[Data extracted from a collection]
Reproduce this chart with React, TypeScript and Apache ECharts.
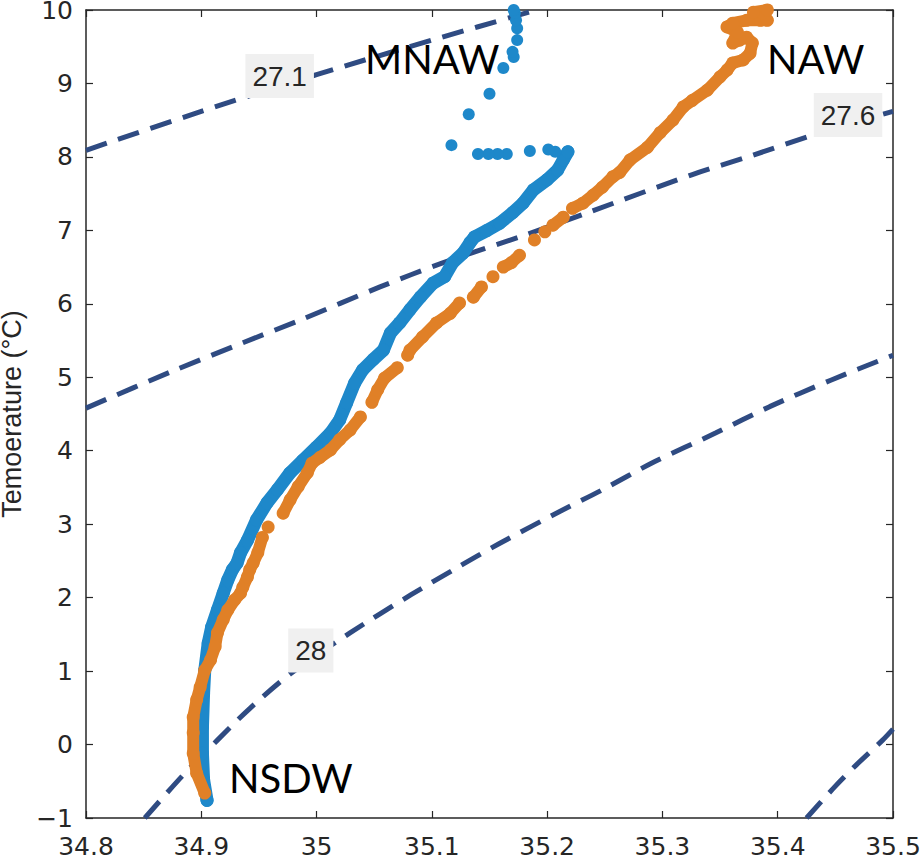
import { useEffect, useRef } from 'react';
import * as echarts from 'echarts';

// salinity / temperature pairs
const mnawProfile: number[][] = [
  [34.905, -0.76], [34.902, -0.48], [34.901, -0.12], [34.901, 0.24], [34.902, 0.7],
  [34.903, 1.01], [34.906, 1.38], [34.909, 1.6], [34.914, 1.83], [34.919, 2.06],
  [34.923, 2.24], [34.927, 2.38], [34.931, 2.47], [34.934, 2.61], [34.94, 2.78],
  [34.948, 3.06], [34.957, 3.29], [34.966, 3.47], [34.977, 3.7], [34.988, 3.87],
  [35.0, 4.05], [35.012, 4.24], [35.02, 4.42], [35.026, 4.65], [35.033, 4.92],
  [35.04, 5.1], [35.049, 5.24], [35.058, 5.37], [35.064, 5.6], [35.072, 5.74],
  [35.081, 5.92], [35.09, 6.09], [35.101, 6.28], [35.111, 6.37], [35.118, 6.56],
  [35.127, 6.69], [35.133, 6.83], [35.137, 6.91], [35.148, 7.0], [35.159, 7.1],
  [35.17, 7.24], [35.179, 7.37], [35.188, 7.55], [35.2, 7.69], [35.209, 7.82],
  [35.214, 7.96], [35.218, 8.07],
];

const mnawSparse: number[][] = [
  [35.207, 8.07], [35.201, 8.1], [35.185, 8.08], [35.165, 8.04], [35.157, 8.04],
  [35.149, 8.04], [35.14, 8.04], [35.117, 8.16], [35.132, 8.58], [35.15, 8.86],
  [35.162, 9.21], [35.171, 9.36], [35.17, 9.43], [35.174, 9.59], [35.174, 9.75],
  [35.173, 9.86], [35.172, 9.96], [35.171, 10.0],
];

// NAW profile, split where the trace has gaps
const nawSegments: number[][][] = [
  [
    [34.903, -0.66], [34.896, -0.39], [34.893, -0.12], [34.893, 0.16], [34.893, 0.37],
    [34.896, 0.61], [34.899, 0.78], [34.903, 1.01], [34.908, 1.15], [34.912, 1.33],
    [34.914, 1.52], [34.919, 1.7], [34.923, 1.83], [34.929, 1.97], [34.934, 2.06],
    [34.936, 2.14], [34.94, 2.28], [34.942, 2.38], [34.945, 2.47], [34.949, 2.61],
    [34.953, 2.82],
  ],
  [[34.958, 2.96]],
  [
    [34.971, 3.15], [34.977, 3.33], [34.984, 3.51], [34.992, 3.7], [34.996, 3.83],
    [35.003, 3.91], [35.012, 4.01], [35.02, 4.15], [35.029, 4.28], [35.038, 4.46],
  ],
  [[35.048, 4.66], [35.053, 4.83], [35.059, 4.99], [35.07, 5.13]],
  [[35.079, 5.3], [35.081, 5.37], [35.092, 5.55], [35.104, 5.74], [35.116, 5.87], [35.124, 6.01]],
  [[35.136, 6.09], [35.143, 6.23]],
  [[35.153, 6.37]],
  [[35.162, 6.5], [35.169, 6.56], [35.176, 6.66]],
  [[35.189, 6.87]],
  [[35.198, 6.98]],
  [[35.205, 7.07], [35.214, 7.18]],
  [
    [35.222, 7.3], [35.231, 7.37], [35.24, 7.48], [35.248, 7.59], [35.257, 7.73],
    [35.263, 7.79], [35.272, 7.96], [35.287, 8.13], [35.298, 8.33], [35.309, 8.5],
    [35.318, 8.68], [35.326, 8.77], [35.339, 8.91], [35.35, 9.09], [35.356, 9.18],
    [35.361, 9.28], [35.37, 9.32], [35.376, 9.41], [35.378, 9.55], [35.373, 9.63],
    [35.367, 9.59], [35.361, 9.55], [35.365, 9.7], [35.356, 9.77], [35.361, 9.82],
    [35.373, 9.86], [35.385, 9.86], [35.391, 9.86], [35.387, 9.96], [35.391, 10.0],
    [35.379, 9.97],
  ],
];

// isopycnals (sigma-theta)
const iso271: number[][] = [
  [34.8, 8.09], [34.9, 8.62], [35.0, 9.12], [35.1, 9.59], [35.191, 10.0],
];
const iso276: number[][] = [
  [34.8, 4.58], [34.873, 5.07], [34.936, 5.47], [34.986, 5.78], [35.055, 6.23],
  [35.11, 6.56], [35.176, 6.91], [35.235, 7.24], [35.326, 7.76],
  [35.378, 8.02], [35.431, 8.3], [35.5, 8.62],
];
const iso280: number[][] = [
  [34.851, -1.0], [34.884, -0.42], [34.914, 0.06], [34.942, 0.49],
  [34.977, 0.96], [35.029, 1.52], [35.082, 2.04], [35.121, 2.4], [35.159, 2.74],
  [35.213, 3.19], [35.247, 3.46], [35.293, 3.85], [35.346, 4.24], [35.393, 4.6],
  [35.446, 4.96], [35.5, 5.3],
];
const iso281: number[][] = [
  [35.425, -1.0], [35.448, -0.6], [35.468, -0.28], [35.491, 0.06], [35.5, 0.21],
];

const contourLabels = [
  { name: '27.1', value: [34.968, 9.1] },
  { name: '27.6', value: [35.461, 8.57] },
  { name: '28', value: [34.995, 1.28] },
];

const waterMasses = [
  { text: 'MNAW', left: 365, top: 39 },
  { text: 'NAW', left: 767, top: 39 },
  { text: 'NSDW', left: 229, top: 758 },
];

const BLUE = '#1e88ca';
const ORANGE = '#e08027';
const ISO = '#2f4b82';
const AXIS = '#262626';
const TICK_FONT = '"DejaVu Sans", Arial, sans-serif';
const FONT = '"Liberation Sans", Arial, Helvetica, sans-serif';

function joinSegments(segs: number[][][]) {
  const out: (number | string)[][] = [];
  segs.forEach((s, i) => {
    if (i > 0) out.push(['-', '-']);
    s.forEach((p) => out.push(p));
  });
  return out;
}

export default function App() {
  const ref = useRef<HTMLDivElement>(null);

  useEffect(() => {
    if (!ref.current) return;
    const chart = echarts.init(ref.current, undefined, { renderer: 'svg' });

    const isoLine = (data: number[][]) => ({
      type: 'line',
      data,
      smooth: 0.3,
      showSymbol: false,
      silent: true,
      z: 1,
      lineStyle: { color: ISO, width: 5, type: [22, 12] },
    });

    const axisLine = { show: true, onZero: false, lineStyle: { color: AXIS, width: 1.5 } };
    const axisTick = { show: true, inside: true, length: 7, lineStyle: { color: AXIS, width: 1.2 } };

    chart.setOption({
      animation: false,
      grid: {
        left: 86, right: 28, top: 10, bottom: 44,
        containLabel: false, outerBoundsMode: 'none',
      },
      xAxis: [
        {
          type: 'value', min: 34.8, max: 35.5, interval: 0.1, position: 'bottom',
          axisLine, axisTick, splitLine: { show: false },
          axisLabel: { fontSize: 25, color: AXIS, margin: 16, fontFamily: TICK_FONT },
        },
        {
          type: 'value', min: 34.8, max: 35.5, interval: 0.1, position: 'top',
          axisLine, axisTick, splitLine: { show: false }, axisLabel: { show: false },
        },
      ],
      yAxis: [
        {
          type: 'value', min: -1, max: 10, interval: 1, position: 'left',
          axisLine, axisTick, splitLine: { show: false },
          axisLabel: {
            fontSize: 25, color: AXIS, margin: 13, fontFamily: TICK_FONT,
            formatter: (v: number) => (v < 0 ? '\u2212' + Math.abs(v) : String(v)),
          },
          name: 'Temoerature (°C)',
          nameLocation: 'middle',
          nameGap: 57,
          nameTextStyle: { fontSize: 27, color: AXIS, fontFamily: FONT },
        },
        {
          type: 'value', min: -1, max: 10, interval: 1, position: 'right',
          axisLine, axisTick, splitLine: { show: false }, axisLabel: { show: false },
        },
      ],
      series: [
        isoLine(iso271),
        isoLine(iso276),
        isoLine(iso280),
        isoLine(iso281),
        {
          type: 'line',
          data: mnawProfile,
          symbol: 'circle',
          symbolSize: 13,
          showSymbol: true,
          showAllSymbol: true,
          z: 2,
          itemStyle: { color: BLUE },
          lineStyle: { color: BLUE, width: 13, cap: 'round', join: 'round' },
        },
        {
          type: 'scatter',
          data: mnawSparse,
          symbolSize: 12,
          z: 2,
          itemStyle: { color: BLUE, opacity: 1 },
        },
        {
          type: 'line',
          data: joinSegments(nawSegments),
          symbol: 'circle',
          symbolSize: 13,
          showSymbol: true,
          showAllSymbol: true,
          connectNulls: false,
          z: 3,
          itemStyle: { color: ORANGE },
          lineStyle: { color: ORANGE, width: 12, cap: 'round', join: 'round' },
        },
        {
          type: 'scatter',
          data: contourLabels,
          symbolSize: 0,
          z: 5,
          itemStyle: { color: AXIS, opacity: 1 },
          label: {
            show: true,
            position: 'inside',
            formatter: '{b}',
            fontSize: 28,
            color: AXIS,
            opacity: 1,
            fontFamily: FONT,
            backgroundColor: '#f0f0f0',
            padding: [8, 7, 8, 7],
          },
        },
      ],
      graphic: waterMasses.map((w) => ({
        type: 'text',
        left: w.left,
        top: w.top,
        z: 10,
        style: { text: w.text, font: '40px Lato', fill: '#000' },
      })),
    });

    return () => chart.dispose();
  }, []);

  return (
    <div
      ref={ref}
      style={{ position: 'absolute', left: 0, top: 0, width: 921, height: 862, background: '#fff' }}
    />
  );
}
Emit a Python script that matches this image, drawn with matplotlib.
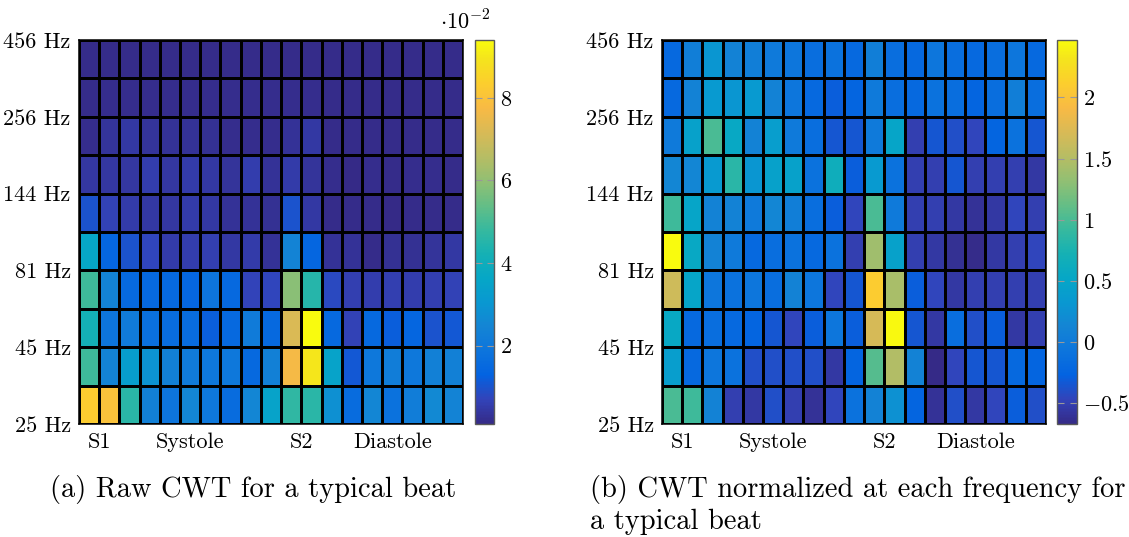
import numpy as np
import matplotlib
matplotlib.use('Agg')
import matplotlib.pyplot as plt
from matplotlib.colors import LinearSegmentedColormap

# data: rows listed from top (456 Hz) to bottom (25 Hz), 19 time bins each
freq_labels = ['25 Hz', '45 Hz', '81 Hz', '144 Hz', '256 Hz', '456 Hz']
phase_labels = ['S1', 'Systole', 'S2', 'Diastole']
phase_pos = [1, 5.5, 11, 15.5]

# raw CWT, units of 1e-2
raw_cwt = [
    [0.15, 0.15, 0.15, 0.15, 0.15, 0.15, 0.15, 0.15, 0.15, 0.15, 0.15, 0.15, 0.15, 0.15, 0.15, 0.15, 0.15, 0.15, 0.15],
    [0.15, 0.2, 0.2, 0.2, 0.2, 0.2, 0.2, 0.2, 0.2, 0.2, 0.2, 0.2, 0.15, 0.15, 0.15, 0.15, 0.15, 0.15, 0.15],
    [0.2, 0.35, 0.45, 0.35, 0.3, 0.3, 0.25, 0.2, 0.2, 0.2, 0.3, 0.45, 0.15, 0.15, 0.15, 0.15, 0.15, 0.15, 0.15],
    [0.4, 0.4, 0.4, 0.55, 0.4, 0.5, 0.45, 0.35, 0.55, 0.3, 0.5, 0.35, 0.2, 0.1, 0.2, 0.15, 0.2, 0.2, 0.15],
    [1.0, 0.65, 0.5, 0.45, 0.4, 0.5, 0.45, 0.3, 0.3, 0.25, 1.0, 0.45, 0.15, 0.15, 0.15, 0.1, 0.15, 0.15, 0.15],
    [3.6, 1.4, 1.0, 0.75, 0.5, 0.55, 0.6, 0.45, 0.5, 0.3, 2.4, 1.4, 0.3, 0.3, 0.15, 0.25, 0.25, 0.35, 0.45],
    [4.9, 2.4, 1.5, 1.5, 1.5, 1.4, 1.9, 1.5, 0.7, 0.75, 5.9, 4.5, 0.8, 0.6, 0.55, 0.6, 0.55, 0.6, 0.65],
    [4.2, 1.9, 2.1, 1.7, 1.6, 1.6, 1.2, 1.5, 2.1, 1.5, 7.2, 9.4, 1.5, 0.65, 1.5, 1.2, 1.4, 1.0, 1.1],
    [4.9, 2.4, 3.3, 2.9, 2.3, 2.1, 2.0, 2.0, 1.5, 2.3, 7.7, 9.0, 3.5, 1.1, 2.0, 2.2, 2.0, 2.3, 2.3],
    [8.3, 8.0, 4.6, 2.3, 1.9, 2.5, 2.0, 1.6, 2.5, 3.5, 4.7, 4.6, 2.8, 1.6, 2.5, 1.8, 2.2, 2.6, 2.4],
]

# CWT normalized per frequency
norm_cwt = [
    [-0.2, 0.05, 0.3, 0.1, 0.05, 0.0, -0.05, -0.15, -0.1, -0.2, 0.05, -0.15, -0.2, -0.05, -0.15, -0.2, -0.15, -0.05, -0.2],
    [-0.2, 0.1, 0.35, 0.3, 0.35, 0.1, -0.05, -0.2, -0.3, -0.25, 0.0, -0.15, -0.2, -0.1, -0.15, -0.25, -0.15, 0.05, -0.15],
    [0.0, 0.45, 1.0, 0.55, 0.1, 0.4, 0.0, -0.15, -0.35, -0.35, 0.0, 0.5, -0.5, -0.35, -0.4, -0.45, -0.25, -0.1, -0.35],
    [0.15, 0.15, 0.35, 0.85, 0.3, 0.45, 0.45, -0.1, 0.65, -0.3, 0.35, -0.1, -0.5, -0.5, -0.35, -0.5, -0.5, -0.5, -0.55],
    [0.95, 0.5, 0.1, 0.1, 0.0, 0.15, 0.05, -0.15, -0.3, -0.45, 1.0, 0.0, -0.5, -0.5, -0.55, -0.6, -0.55, -0.45, -0.5],
    [2.47, 0.55, 0.1, 0.0, -0.2, -0.15, -0.1, -0.2, -0.1, -0.5, 1.4, 0.45, -0.5, -0.55, -0.62, -0.65, -0.55, -0.5, -0.45],
    [1.65, 0.5, -0.05, -0.1, -0.05, -0.15, 0.1, -0.05, -0.45, -0.35, 2.1, 1.45, -0.3, -0.45, -0.55, -0.5, -0.5, -0.5, -0.5],
    [0.55, -0.2, -0.15, -0.2, -0.25, -0.35, -0.45, -0.3, -0.05, -0.3, 1.7, 2.45, -0.35, -0.55, -0.15, -0.4, -0.3, -0.55, -0.5],
    [0.4, -0.2, -0.05, -0.1, -0.4, -0.4, -0.4, -0.4, -0.55, -0.25, 1.05, 1.5, 0.1, -0.67, -0.45, -0.35, -0.35, -0.2, -0.25],
    [1.0, 0.95, 0.1, -0.5, -0.55, -0.4, -0.5, -0.6, -0.45, -0.1, 0.1, 0.25, -0.25, -0.6, -0.4, -0.55, -0.45, -0.3, -0.4],
]

# parula-like colormap
parula_pts = [
    (0.2081, 0.1663, 0.5292), (0.1959, 0.2645, 0.7279), (0.0117, 0.3875, 0.8820),
    (0.0498, 0.4586, 0.8641), (0.0793, 0.5200, 0.8312), (0.0343, 0.5966, 0.8199),
    (0.0228, 0.6535, 0.7768), (0.0843, 0.6928, 0.7062), (0.2178, 0.7250, 0.6193),
    (0.3953, 0.7459, 0.5244), (0.5709, 0.7485, 0.4494), (0.7184, 0.7411, 0.3905),
    (0.8507, 0.7299, 0.3360), (0.9739, 0.7314, 0.2666), (0.9880, 0.8066, 0.1794),
    (0.9589, 0.8949, 0.1132), (0.9763, 0.9831, 0.0538),
]
idx = [0, 4, 8, 12, 16, 20, 24, 28, 32, 36, 40, 44, 48, 52, 56, 60, 63]
parula = LinearSegmentedColormap.from_list('parula', [(i / 63, c) for i, c in zip(idx, parula_pts)])

plt.rcParams['font.family'] = 'cmr10'
plt.rcParams['mathtext.fontset'] = 'cm'
plt.rcParams['axes.unicode_minus'] = False

W, H = 1129, 537
fig = plt.figure(figsize=(W / 100, H / 100), dpi=100)


def px_axes(x0, y0, x1, y1):
    return fig.add_axes([x0 / W, 1 - y1 / H, (x1 - x0) / W, (y1 - y0) / H])


def draw_map(ax, cax, data, ticks, ticklabels):
    z = np.array(data)[::-1]
    m = ax.pcolormesh(np.arange(20), np.arange(11), z, cmap=parula,
                      vmin=z.min(), vmax=z.max(), edgecolors='k', linewidth=0.75)
    ax.set_xlim(0, 19)
    ax.set_ylim(0, 10)
    ax.set_yticks([0, 2, 4, 6, 8, 10])
    ax.set_yticklabels(freq_labels)
    ax.set_xticks(phase_pos)
    ax.set_xticklabels(phase_labels)
    ax.tick_params(length=0, labelsize=16, pad=6)
    for s in ax.spines.values():
        s.set_linewidth(1.1)
    cb = fig.colorbar(m, cax=cax)
    cb.set_ticks(ticks)
    cb.set_ticklabels(ticklabels)
    cb.outline.set_edgecolor('0.35')
    cb.outline.set_linewidth(1.0)
    cax.tick_params(direction='in', length=5, width=0.8, color='0.6',
                    left=True, right=True, labelsize=16, pad=4)
    return m


ax1 = px_axes(79, 40, 463, 424)
cax1 = px_axes(475, 40, 494, 424)
draw_map(ax1, cax1, raw_cwt, [2, 4, 6, 8], ['$2$', '$4$', '$6$', '$8$'])
fig.text(465 / W, 1 - 21 / H, r'$\cdot 10^{-2}$', fontsize=16, ha='center', va='center')

ax2 = px_axes(662, 40, 1046, 424)
cax2 = px_axes(1057, 40, 1077, 424)
draw_map(ax2, cax2, norm_cwt, [-0.5, 0, 0.5, 1, 1.5, 2],
         ['$-0.5$', '$0$', '$0.5$', '$1$', '$1.5$', '$2$'])

fig.text(50 / W, 1 - 490 / H, '(a) Raw CWT for a typical beat', fontsize=20.5, va='center')
fig.text(590 / W, 1 - 490 / H, '(b) CWT normalized at each frequency for', fontsize=20.5, va='center')
fig.text(590 / W, 1 - 522 / H, 'a typical beat', fontsize=20.5, va='center')

fig.savefig('out.png', dpi=100)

- [TO BE DONE] Taking the material above, give again exactly the lines from the one holding "Emit a Python" through the one holding "phase_pos = [1, 5.5, 11, 15.5]", with both ends and without pictures.

- [TASK RESULT]
Emit a Python script that matches this image, drawn with matplotlib.
import numpy as np
import matplotlib
matplotlib.use('Agg')
import matplotlib.pyplot as plt
from matplotlib.colors import LinearSegmentedColormap

# data: rows listed from top (456 Hz) to bottom (25 Hz), 19 time bins each
freq_labels = ['25 Hz', '45 Hz', '81 Hz', '144 Hz', '256 Hz', '456 Hz']
phase_labels = ['S1', 'Systole', 'S2', 'Diastole']
phase_pos = [1, 5.5, 11, 15.5]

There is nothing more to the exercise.